Thursday, January 9, 2014

Pink Angels (1972)



          A truly bizarre artifact from the era when homosexuals were still viewed as society’s freaks, this “comedy” depicts the misadventures of a motorcycle gang comprised exclusively of transvestites as they travel from northern California to Los Angeles for a drag “cotillion.” Although the six bikers disguise themselves as Hell’s Angels, wearing fake facial hair as well as denim-and-leather ensembles tricked out with Confederate and Nazi paraphernalia, the dudes are as flamboyant as the day is long, so the would-be humor of the film stems from incidents during which they drop their butch façades to discuss dresses and makeup in fey lisps.
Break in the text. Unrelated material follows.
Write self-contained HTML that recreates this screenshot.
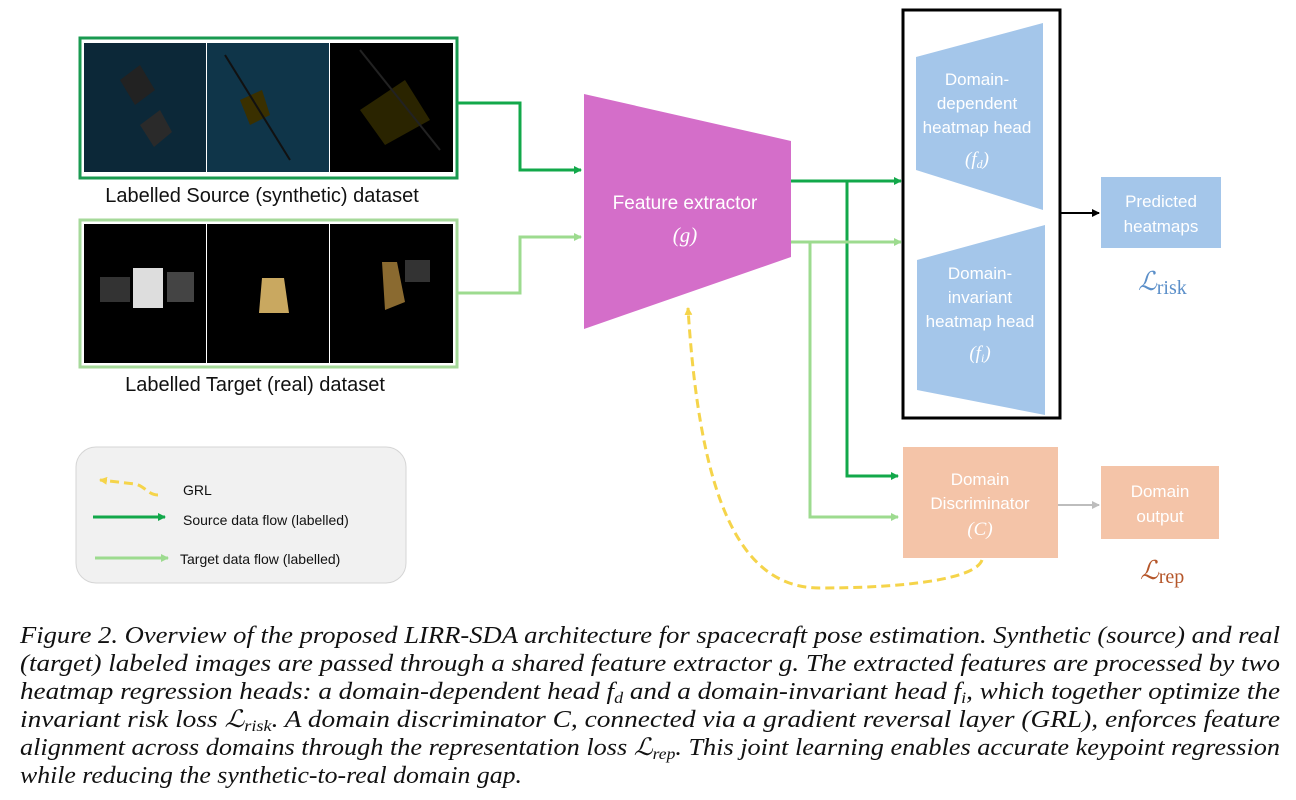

Part of what makes Pink Angels such a confusing film is that it’s hard to decide whether the portrayal of gays is affectionate, derisive, of satirical—or even some queasy combination of all three.
          After all, the bikers are only shown doing two mildly “bad” things: inflicting damage on some property when they’re putting on their tough-guy routine, and playfully applying makeup to the men in a rival gang while those men are passed out from drinking. Considering that many films of the ’70s depicted gay men as homicidal psychopaths, the vision of homosexuality in Pink Angels is positively genteel by comparison. That’s not to say, of course, that Pink Angels is any kind of a worthwhile movie. Quite to the contrary, Pink Angels is an amateurish mess with very little characterization or plot. Furthermore, the movie is burdened with a nonsensical running gag about a maniacal military general whose climactic encounter with the gay bikers inexplicably spins the movie in a downbeat direction. Therefore, the best way to watch Pink Angels—presuming one is masochistic enough to do so—is to marvel at the sheer weirdness of the enterprise.
          For one thing, Pink Angels is far from subtle. In one early scene, the bikers hit a roadside food joint, and then lasciviously consume hot dogs while making double-entendres about phallic-sounding motorcycle parts including “ram shafts.” Later, the bikers tromp through a grocery store looking for items like “man-handler” soup. (At the time the film was made, the phrase “man-handler” was used in ads for the Hungry Man line of frozen foods.) Sometimes, screenwriter Margaret McPherson’s attempts at gay patois are clichéd (“What did you have in mind, fancy pants?”), and sometimes McPherson conjures lines that are merely strange (“I’m sick and tired of you, you fickle pringle!”) Every so often, however, McPherson lands a genuinely amusing line, as when the lead biker brazenly tells a cop that his motorcycle’s storage compartment is filled with drugs and “an 8-by-10 of Robert Goulet.”
          Adding to the overall surrealism of Pink Angels is the appearance in the cast of he-man actor Dan Haggerty, who spent most of the ’70s portraying mountain man Grizzly Adams in movies and TV shows. For Pink Angels, he plays a member of the straight gang that parties with the gay bikers (don’t ask), so Haggerty makes out with a black hooker, wakes up to discover he’s wearing makeup (and bows in his hair!), and hits on a transvestite whom he believes is a woman. Even though Pink Angels is actually quite dull to watch all the way through—the picture feels much, much longer than its 81-minute running time—it’s difficult to look away from things as peculiar as the Haggerty scenes. Plus, because Haggerty and tough-guy character actor Michael Pataki (playing the leader of the straight gang) are the only familiar performers in Pink Angels, the illusion of the movie having emerged from some ’70s-cinema dreamscape is nearly complete. In fact, even after watching the whole thing, it’s still challenging to believe that that Pink Angels exists. Seriously, how many other drive-in movies were made about gay bikers?

Pink Angels: FREAKY

1 comment:

  1. "It's a Maidenform, and it's mine!," ha ha I would definitely put this in the so-bad-it's-good catagory or as you say so-weird-it's good. I don't know if it's true or not but legend has it that the subplot with the crazy general is actually footage from another movie that was shelved and they stitched it in to make the back story. Definitely worth a watch at least one time in your life.